The French-owned Thales, he says, is hampered by a continent-wide shortage of fuses and guidance systems and struggles to manufacture seven anti-tank missiles a day, maybe 15 minutes’ consumption on a “hot” battlefield. The Ukraine experience, he says, emphasises the importance of big munitions stockpiles.

In Hastings’s book, all these shortcomings reflect decades of neglect, together with some shockingly bad procurement decisions, often politically driven. He also has a “thing” about the current CDS, Tony Radakin – a man appointed by Johnson because he won favour as an optimist, a “booster”, with a similar mindset to that of the then prime minister.

This is the man, incidentally, who argued two years ago that climate change was creating the “new security risks”, with the emphasis on the Chinese threat to shipping lanes.

Hastings takes Radakin to task for a “notably complacent speech” to the Royal United Services Institute last month, when he said: “I remain optimistic and confident about our security… Our operational advantage comes not from the mass but through disproportionate effect… Britain is an expeditionary rather than a continental power”.

The admiral enthused about “the post-Brexit opportunity and ambition”, and declared his conviction that Russia is well down the path to defeat in Ukraine.
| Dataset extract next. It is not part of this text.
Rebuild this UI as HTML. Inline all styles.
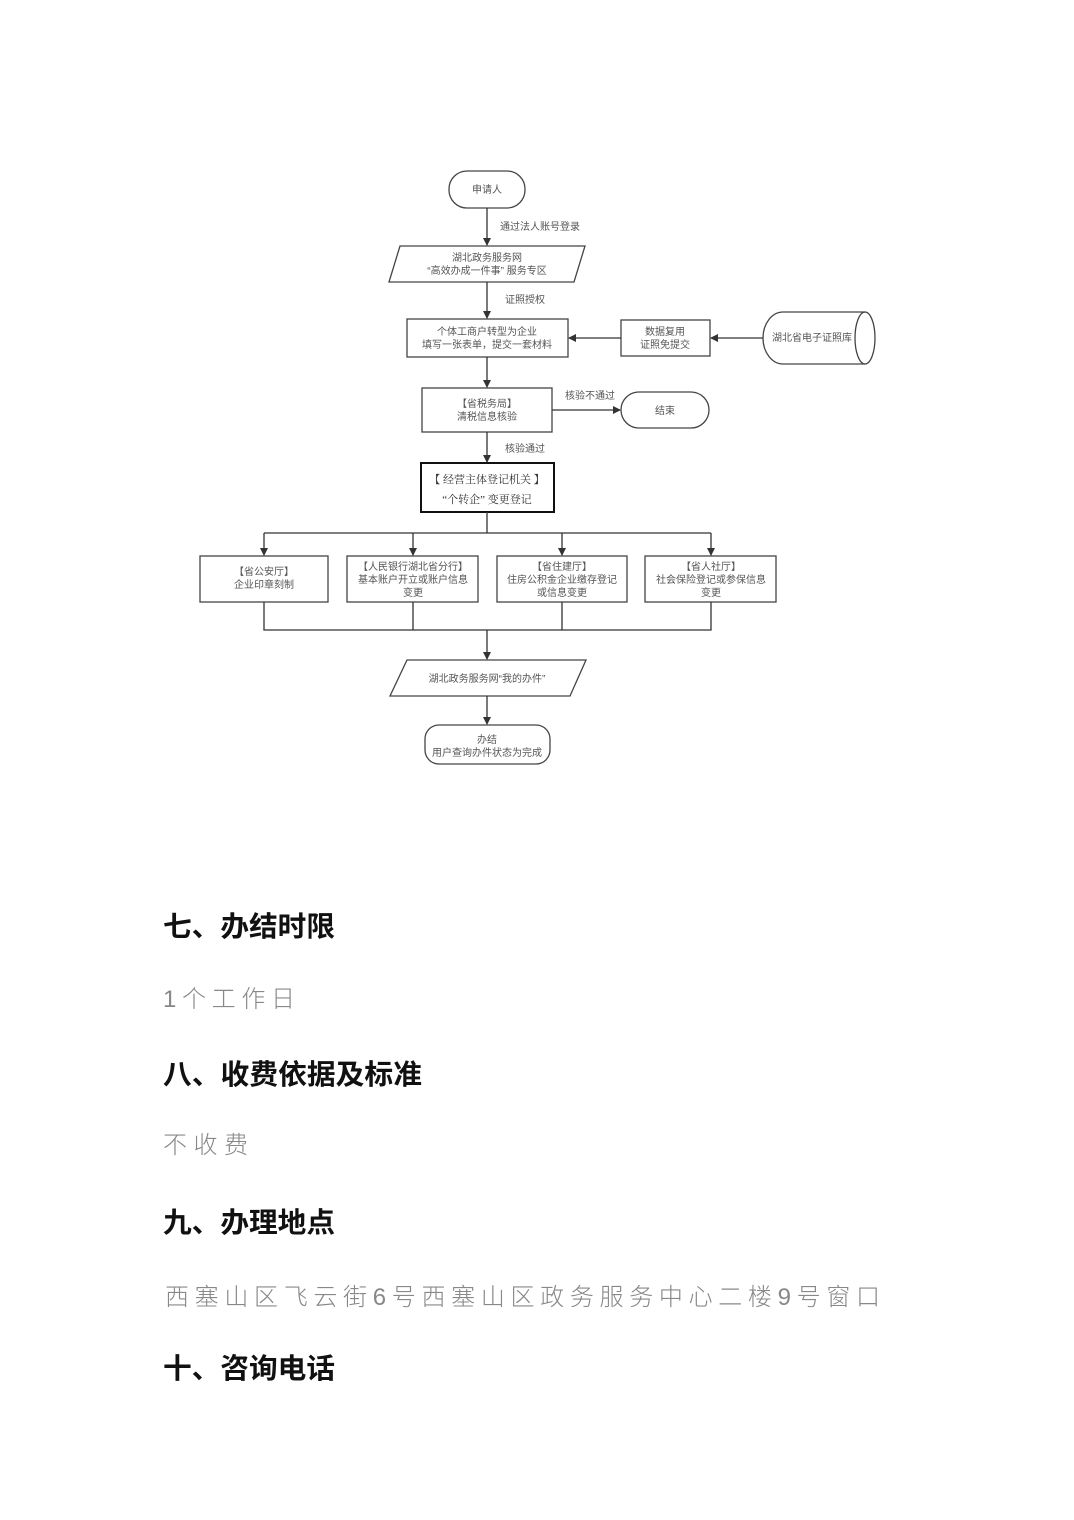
<!DOCTYPE html>
<html><head><meta charset="utf-8"><style>
html,body{margin:0;padding:0;background:#fff;}
svg{display:block;}
.f{font-family:"Liberation Sans","Noto Sans CJK SC",sans-serif;font-size:10px;fill:#555;}
.s{font-family:"Liberation Serif","Noto Serif CJK SC",serif;font-size:11px;fill:#333;}
.h{font-family:"Liberation Sans","Noto Sans CJK SC",sans-serif;font-size:28px;font-weight:bold;fill:#111;}
.b{font-family:"Liberation Sans","Noto Sans CJK SC",sans-serif;font-size:24px;fill:#888;font-weight:300;}
</style></head><body>
<svg width="1074" height="1520" viewBox="0 0 1074 1520" xmlns="http://www.w3.org/2000/svg">
<defs><marker id="a" markerWidth="8" markerHeight="8" refX="7" refY="4" orient="auto" markerUnits="userSpaceOnUse"><path d="M0,0 L8,4 L0,8 z" fill="#333"/></marker></defs>
<g stroke="#444" stroke-width="1.3" fill="none">
<rect x="449" y="171" width="76" height="37" rx="18"/>
<polygon points="400,246 585,246 574,282 389,282"/>
<rect x="407" y="319" width="161" height="38"/>
<rect x="621" y="320" width="89" height="36"/>
<path d="M783,312 L865,312 A10,26 0 0 1 865,364 L783,364 A20,26 0 0 1 783,312 Z"/>
<path d="M865,312 A10,26 0 0 0 865,364"/>
<rect x="422" y="388" width="130" height="44"/>
<rect x="621" y="392" width="88" height="36" rx="18"/>
<rect x="421" y="463" width="133" height="49" stroke="#111" stroke-width="2"/>
<rect x="200" y="556" width="128" height="46"/>
<rect x="347" y="556" width="131" height="46"/>
<rect x="497" y="556" width="130" height="46"/>
<rect x="645" y="556" width="131" height="46"/>
<polygon points="407,660 586,660 570,696 390,696"/>
<rect x="425" y="725" width="125" height="39" rx="14"/>
<g stroke="#333">
<line x1="487" y1="208" x2="487" y2="245" marker-end="url(#a)"/>
<line x1="487" y1="282" x2="487" y2="318" marker-end="url(#a)"/>
<line x1="763" y1="338" x2="711" y2="338" marker-end="url(#a)"/>
<line x1="621" y1="338" x2="569" y2="338" marker-end="url(#a)"/>
<line x1="487" y1="357" x2="487" y2="387" marker-end="url(#a)"/>
<line x1="552" y1="410" x2="620" y2="410" marker-end="url(#a)"/>
<line x1="487" y1="432" x2="487" y2="462" marker-end="url(#a)"/>
<line x1="487" y1="512" x2="487" y2="533"/>
<line x1="264" y1="533" x2="711" y2="533"/>
<line x1="264" y1="533" x2="264" y2="555" marker-end="url(#a)"/>
<line x1="413" y1="533" x2="413" y2="555" marker-end="url(#a)"/>
<line x1="562" y1="533" x2="562" y2="555" marker-end="url(#a)"/>
<line x1="711" y1="533" x2="711" y2="555" marker-end="url(#a)"/>
<path d="M264,602 V630 H711 V602 M413,602 V630 M562,602 V630"/>
<line x1="487" y1="630" x2="487" y2="659" marker-end="url(#a)"/>
<line x1="487" y1="696" x2="487" y2="724" marker-end="url(#a)"/>
</g></g>
<g class="f" text-anchor="middle">
<text x="487" y="193">申请人</text>
<text x="540" y="230">通过法人账号登录</text>
<text x="487" y="261">湖北政务服务网</text>
<text x="487" y="274">“高效办成一件事” 服务专区</text>
<text x="525" y="303">证照授权</text>
<text x="487" y="335">个体工商户转型为企业</text>
<text x="487" y="348">填写一张表单，提交一套材料</text>
<text x="665" y="335">数据复用</text>
<text x="665" y="348">证照免提交</text>
<text x="812" y="341">湖北省电子证照库</text>
<text x="487" y="407">【省税务局】</text>
<text x="487" y="420">清税信息核验</text>
<text x="590" y="399">核验不通过</text>
<text x="665" y="414">结束</text>
<text x="525" y="452">核验通过</text>
<text x="264" y="575">【省公安厅】</text>
<text x="264" y="588">企业印章刻制</text>
<text x="413" y="570">【人民银行湖北省分行】</text>
<text x="413" y="583">基本账户开立或账户信息</text>
<text x="413" y="596">变更</text>
<text x="562" y="570">【省住建厅】</text>
<text x="562" y="583">住房公积金企业缴存登记</text>
<text x="562" y="596">或信息变更</text>
<text x="711" y="570">【省人社厅】</text>
<text x="711" y="583">社会保险登记或参保信息</text>
<text x="711" y="596">变更</text>
<text x="487" y="682">湖北政务服务网“我的办件”</text>
<text x="487" y="743">办结</text>
<text x="487" y="756">用户查询办件状态为完成</text>
</g>
<g class="s" text-anchor="middle">
<text x="487" y="483">【 经营主体登记机关 】</text>
<text x="487" y="503">“个转企” 变更登记</text>
</g>
<text class="h" x="163" y="936" textLength="172" lengthAdjust="spacingAndGlyphs">七、办结时限</text>
<text class="b" x="163" y="1007" textLength="132" lengthAdjust="spacing">1个工作日</text>
<text class="h" x="163" y="1084" textLength="259" lengthAdjust="spacingAndGlyphs">八、收费依据及标准</text>
<text class="b" x="163" y="1153" textLength="85" lengthAdjust="spacing">不收费</text>
<text class="h" x="163" y="1232" textLength="172" lengthAdjust="spacingAndGlyphs">九、办理地点</text>
<text class="b" x="165" y="1305" textLength="715" lengthAdjust="spacing">西塞山区飞云街6号西塞山区政务服务中心二楼9号窗口</text>
<text class="h" x="163" y="1378" textLength="172" lengthAdjust="spacingAndGlyphs">十、咨询电话</text>
</svg>
</body></html>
He said nothing about the issues Hastings has raised. He appears to believe an aircraft-carrier-led “Indo-Pacific tilt” is still credible.

Hasting’s problem is that those responsible for our armed forces are not facing the realities imposed by contemporary defence requirements, and argues that they need to adopt policies that preserve our descendants from the peril of becoming doomed, in so doing, “exploiting the scantiest commodity in modern government: honesty”.

That’s all we get for the moment, but it’s a start. We do need that debate about the shape our military forces should take, and realistic assessments of what they should cost us – and how we get value for money. This may not be quite so pressing as the debate over the future of the NHS, or our energy policy, but it is one we must have.

I wonder though whether we, as a nation, are even capable of having it.